▶ **Instructions to follow**: Pictures stay out of your copy, but everything else in the records below must be repeated exactly.

▶ **Stored records**:
═══

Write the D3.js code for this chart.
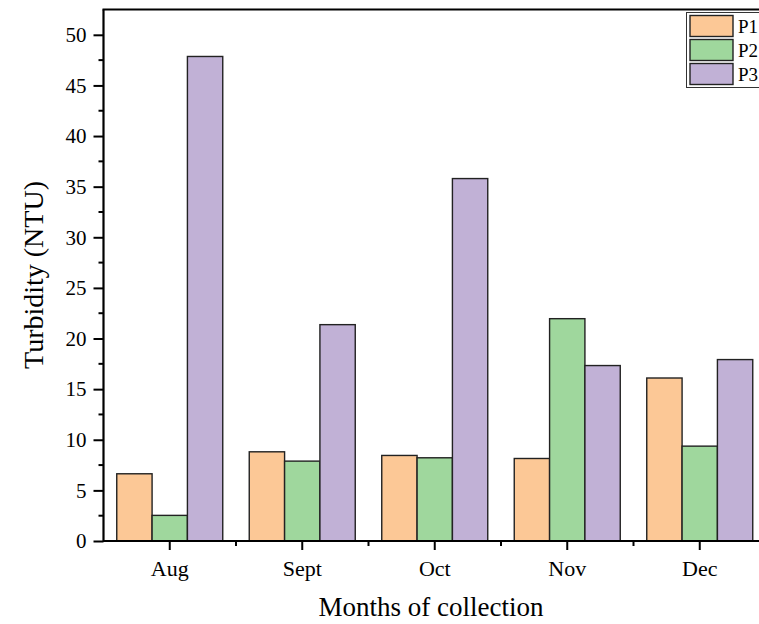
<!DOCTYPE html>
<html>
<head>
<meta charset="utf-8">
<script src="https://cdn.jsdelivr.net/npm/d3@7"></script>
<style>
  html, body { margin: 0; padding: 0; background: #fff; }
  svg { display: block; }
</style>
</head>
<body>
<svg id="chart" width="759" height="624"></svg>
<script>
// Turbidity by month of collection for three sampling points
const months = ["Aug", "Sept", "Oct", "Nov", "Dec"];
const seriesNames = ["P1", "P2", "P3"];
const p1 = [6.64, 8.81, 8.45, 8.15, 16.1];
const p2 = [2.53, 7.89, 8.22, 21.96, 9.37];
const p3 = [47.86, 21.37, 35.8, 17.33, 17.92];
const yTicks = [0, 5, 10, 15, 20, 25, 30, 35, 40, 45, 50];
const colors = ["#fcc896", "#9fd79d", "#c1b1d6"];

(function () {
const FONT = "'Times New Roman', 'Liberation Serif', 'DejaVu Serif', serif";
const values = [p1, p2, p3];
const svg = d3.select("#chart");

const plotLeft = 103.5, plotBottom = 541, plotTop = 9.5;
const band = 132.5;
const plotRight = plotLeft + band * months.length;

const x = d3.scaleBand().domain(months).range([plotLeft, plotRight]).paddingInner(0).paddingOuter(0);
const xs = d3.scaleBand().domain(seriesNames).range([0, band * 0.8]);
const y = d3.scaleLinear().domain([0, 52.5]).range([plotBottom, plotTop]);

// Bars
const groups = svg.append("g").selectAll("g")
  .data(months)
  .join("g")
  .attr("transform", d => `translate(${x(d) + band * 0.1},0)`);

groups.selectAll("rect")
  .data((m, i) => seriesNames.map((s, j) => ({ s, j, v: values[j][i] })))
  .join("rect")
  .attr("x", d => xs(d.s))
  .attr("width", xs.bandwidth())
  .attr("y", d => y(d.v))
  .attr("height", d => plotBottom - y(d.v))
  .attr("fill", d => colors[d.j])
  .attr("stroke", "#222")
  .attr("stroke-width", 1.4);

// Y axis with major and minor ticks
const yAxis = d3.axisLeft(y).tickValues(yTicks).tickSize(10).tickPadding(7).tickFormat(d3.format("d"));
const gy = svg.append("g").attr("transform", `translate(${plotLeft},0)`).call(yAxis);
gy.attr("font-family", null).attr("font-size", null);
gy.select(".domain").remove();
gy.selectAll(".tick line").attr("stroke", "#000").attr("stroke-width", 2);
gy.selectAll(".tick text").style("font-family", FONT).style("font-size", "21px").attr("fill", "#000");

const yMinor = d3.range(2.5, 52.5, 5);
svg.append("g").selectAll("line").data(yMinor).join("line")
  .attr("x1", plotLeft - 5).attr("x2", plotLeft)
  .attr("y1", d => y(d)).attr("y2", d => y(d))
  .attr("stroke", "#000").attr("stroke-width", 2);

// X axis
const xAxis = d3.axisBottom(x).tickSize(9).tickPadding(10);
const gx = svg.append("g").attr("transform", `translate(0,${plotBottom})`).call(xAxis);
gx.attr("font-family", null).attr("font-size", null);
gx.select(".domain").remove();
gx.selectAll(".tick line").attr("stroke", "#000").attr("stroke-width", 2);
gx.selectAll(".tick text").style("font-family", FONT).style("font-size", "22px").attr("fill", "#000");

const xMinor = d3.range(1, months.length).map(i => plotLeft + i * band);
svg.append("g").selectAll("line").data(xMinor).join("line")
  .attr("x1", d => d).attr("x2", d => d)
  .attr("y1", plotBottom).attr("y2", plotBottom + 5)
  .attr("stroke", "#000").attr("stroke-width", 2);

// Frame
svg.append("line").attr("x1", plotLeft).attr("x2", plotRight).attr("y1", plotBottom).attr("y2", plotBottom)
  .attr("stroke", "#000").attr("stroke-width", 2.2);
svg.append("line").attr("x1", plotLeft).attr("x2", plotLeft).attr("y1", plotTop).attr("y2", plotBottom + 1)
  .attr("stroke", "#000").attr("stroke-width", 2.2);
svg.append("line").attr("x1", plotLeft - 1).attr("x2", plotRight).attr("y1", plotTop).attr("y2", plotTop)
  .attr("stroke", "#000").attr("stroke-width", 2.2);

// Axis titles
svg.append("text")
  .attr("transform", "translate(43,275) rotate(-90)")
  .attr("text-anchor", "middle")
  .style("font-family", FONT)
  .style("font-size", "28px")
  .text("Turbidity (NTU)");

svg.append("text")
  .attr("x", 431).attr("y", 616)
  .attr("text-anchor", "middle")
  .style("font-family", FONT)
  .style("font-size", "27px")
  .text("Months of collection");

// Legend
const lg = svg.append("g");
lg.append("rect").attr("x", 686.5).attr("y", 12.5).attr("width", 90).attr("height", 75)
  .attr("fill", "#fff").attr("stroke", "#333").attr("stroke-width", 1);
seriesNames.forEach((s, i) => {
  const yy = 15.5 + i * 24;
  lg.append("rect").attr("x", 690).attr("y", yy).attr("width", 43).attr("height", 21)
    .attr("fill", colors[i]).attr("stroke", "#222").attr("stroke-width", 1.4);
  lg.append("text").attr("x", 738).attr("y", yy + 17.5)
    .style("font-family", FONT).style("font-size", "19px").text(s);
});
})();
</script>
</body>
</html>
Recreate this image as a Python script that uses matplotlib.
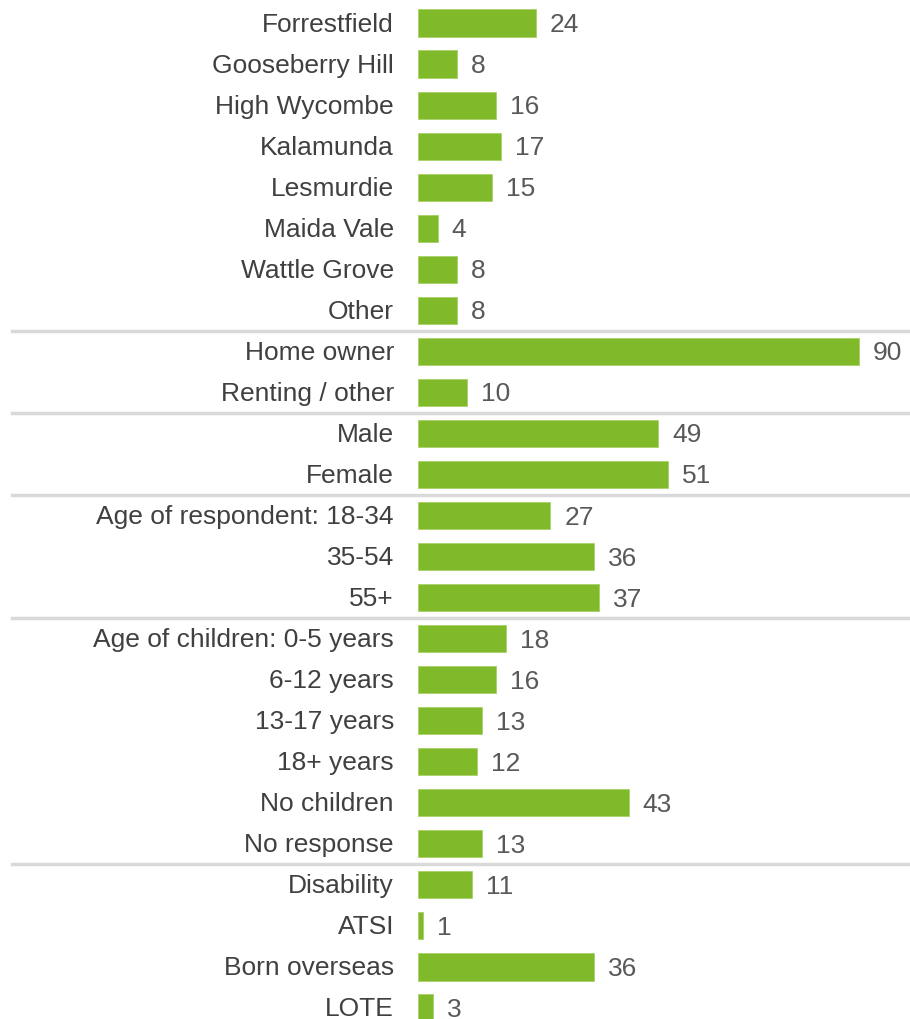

═══

▶ **Solution to the exercise**:
Write the D3.js code for this chart.
<!DOCTYPE html>
<html>
<head>
<meta charset="utf-8">
<script src="https://cdn.jsdelivr.net/npm/d3@7"></script>
<style>
  html, body { margin: 0; padding: 0; background: #fff; }
  svg { display: block; }
</style>
</head>
<body>
<svg id="chart" width="759" height="624"></svg>
<script>
// Turbidity by month of collection for three sampling points
const months = ["Aug", "Sept", "Oct", "Nov", "Dec"];
const seriesNames = ["P1", "P2", "P3"];
const p1 = [6.64, 8.81, 8.45, 8.15, 16.1];
const p2 = [2.53, 7.89, 8.22, 21.96, 9.37];
const p3 = [47.86, 21.37, 35.8, 17.33, 17.92];
const yTicks = [0, 5, 10, 15, 20, 25, 30, 35, 40, 45, 50];
const colors = ["#fcc896", "#9fd79d", "#c1b1d6"];

(function () {
const FONT = "'Times New Roman', 'Liberation Serif', 'DejaVu Serif', serif";
const values = [p1, p2, p3];
const svg = d3.select("#chart");

const plotLeft = 103.5, plotBottom = 541, plotTop = 9.5;
const band = 132.5;
const plotRight = plotLeft + band * months.length;

const x = d3.scaleBand().domain(months).range([plotLeft, plotRight]).paddingInner(0).paddingOuter(0);
const xs = d3.scaleBand().domain(seriesNames).range([0, band * 0.8]);
const y = d3.scaleLinear().domain([0, 52.5]).range([plotBottom, plotTop]);

// Bars
const groups = svg.append("g").selectAll("g")
  .data(months)
  .join("g")
  .attr("transform", d => `translate(${x(d) + band * 0.1},0)`);

groups.selectAll("rect")
  .data((m, i) => seriesNames.map((s, j) => ({ s, j, v: values[j][i] })))
  .join("rect")
  .attr("x", d => xs(d.s))
  .attr("width", xs.bandwidth())
  .attr("y", d => y(d.v))
  .attr("height", d => plotBottom - y(d.v))
  .attr("fill", d => colors[d.j])
  .attr("stroke", "#222")
  .attr("stroke-width", 1.4);

// Y axis with major and minor ticks
const yAxis = d3.axisLeft(y).tickValues(yTicks).tickSize(10).tickPadding(7).tickFormat(d3.format("d"));
const gy = svg.append("g").attr("transform", `translate(${plotLeft},0)`).call(yAxis);
gy.attr("font-family", null).attr("font-size", null);
gy.select(".domain").remove();
gy.selectAll(".tick line").attr("stroke", "#000").attr("stroke-width", 2);
gy.selectAll(".tick text").style("font-family", FONT).style("font-size", "21px").attr("fill", "#000");

const yMinor = d3.range(2.5, 52.5, 5);
svg.append("g").selectAll("line").data(yMinor).join("line")
  .attr("x1", plotLeft - 5).attr("x2", plotLeft)
  .attr("y1", d => y(d)).attr("y2", d => y(d))
  .attr("stroke", "#000").attr("stroke-width", 2);

// X axis
const xAxis = d3.axisBottom(x).tickSize(9).tickPadding(10);
const gx = svg.append("g").attr("transform", `translate(0,${plotBottom})`).call(xAxis);
gx.attr("font-family", null).attr("font-size", null);
gx.select(".domain").remove();
gx.selectAll(".tick line").attr("stroke", "#000").attr("stroke-width", 2);
gx.selectAll(".tick text").style("font-family", FONT).style("font-size", "22px").attr("fill", "#000");

const xMinor = d3.range(1, months.length).map(i => plotLeft + i * band);
svg.append("g").selectAll("line").data(xMinor).join("line")
  .attr("x1", d => d).attr("x2", d => d)
  .attr("y1", plotBottom).attr("y2", plotBottom + 5)
  .attr("stroke", "#000").attr("stroke-width", 2);

// Frame
svg.append("line").attr("x1", plotLeft).attr("x2", plotRight).attr("y1", plotBottom).attr("y2", plotBottom)
  .attr("stroke", "#000").attr("stroke-width", 2.2);
svg.append("line").attr("x1", plotLeft).attr("x2", plotLeft).attr("y1", plotTop).attr("y2", plotBottom + 1)
  .attr("stroke", "#000").attr("stroke-width", 2.2);
svg.append("line").attr("x1", plotLeft - 1).attr("x2", plotRight).attr("y1", plotTop).attr("y2", plotTop)
  .attr("stroke", "#000").attr("stroke-width", 2.2);

// Axis titles
svg.append("text")
  .attr("transform", "translate(43,275) rotate(-90)")
  .attr("text-anchor", "middle")
  .style("font-family", FONT)
  .style("font-size", "28px")
  .text("Turbidity (NTU)");

svg.append("text")
  .attr("x", 431).attr("y", 616)
  .attr("text-anchor", "middle")
  .style("font-family", FONT)
  .style("font-size", "27px")
  .text("Months of collection");

// Legend
const lg = svg.append("g");
lg.append("rect").attr("x", 686.5).attr("y", 12.5).attr("width", 90).attr("height", 75)
  .attr("fill", "#fff").attr("stroke", "#333").attr("stroke-width", 1);
seriesNames.forEach((s, i) => {
  const yy = 15.5 + i * 24;
  lg.append("rect").attr("x", 690).attr("y", yy).attr("width", 43).attr("height", 21)
    .attr("fill", colors[i]).attr("stroke", "#222").attr("stroke-width", 1.4);
  lg.append("text").attr("x", 738).attr("y", yy + 17.5)
    .style("font-family", FONT).style("font-size", "19px").text(s);
});
})();
</script>
</body>
</html>
Recreate this image as a Python script that uses matplotlib.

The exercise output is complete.